Angesichts einer solchen (Be-)Förderung kann man locker 5 Mio. Euro innerhalb von drei Jahren in die Aufhebung der Ziele der Bologna-Reform investieren. Macht ja nichts, wenn dabei die Anstrengungen der Universitäten lächerlich gemacht werden. Und wen juckt es, wenn über die armen Studenten hinweg getrampelt wird, von denen viele ein halbes oder ein ganzes Jahr ihres Lebens durch die Umstellung von Diplom auf Bachelor verloren haben. Bleibt nur zu hoffen, dass diese Ministerialen wenigstens Kinder haben, die auch davon betroffen sind.

Politik ist ein innovativer Kreisverkehr, indem sie fein geregelt alte Kamellen aus der Schublade kramt, die sie umgehend als neu verkauft. Genau wie mit dem echten Kreisverkehr. In den sechziger Jahren des letzten Jahrhunderts gab es bereits jede Menge Kreisverkehre und Inseln. Mit der Entwicklung von Ampeln hatte man die meisten abgeschafft. Jetzt kommen sie wieder.
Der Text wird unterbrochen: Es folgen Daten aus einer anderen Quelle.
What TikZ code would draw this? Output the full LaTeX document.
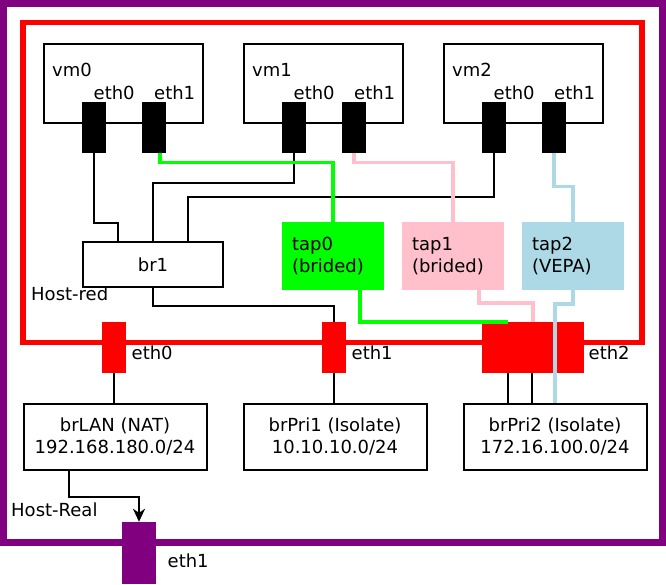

Dass ein Kreisverkehr viel mehr Fläche zubetoniert als vier Vorfahrtsschilder und somit die Ökologie nachhaltig belastet, stört niemanden. Schließlich ist es ja modern und innovativ, das mit dem Kreisverkehr.

Auch in der Bildung. Schräge Genitiv-Einsicht vom Ministerium: „Das Studium der Zukunft ist ein Studium der individuellen Geschwindigkeit.“ Das Studium in der Vergangenheit war das auch.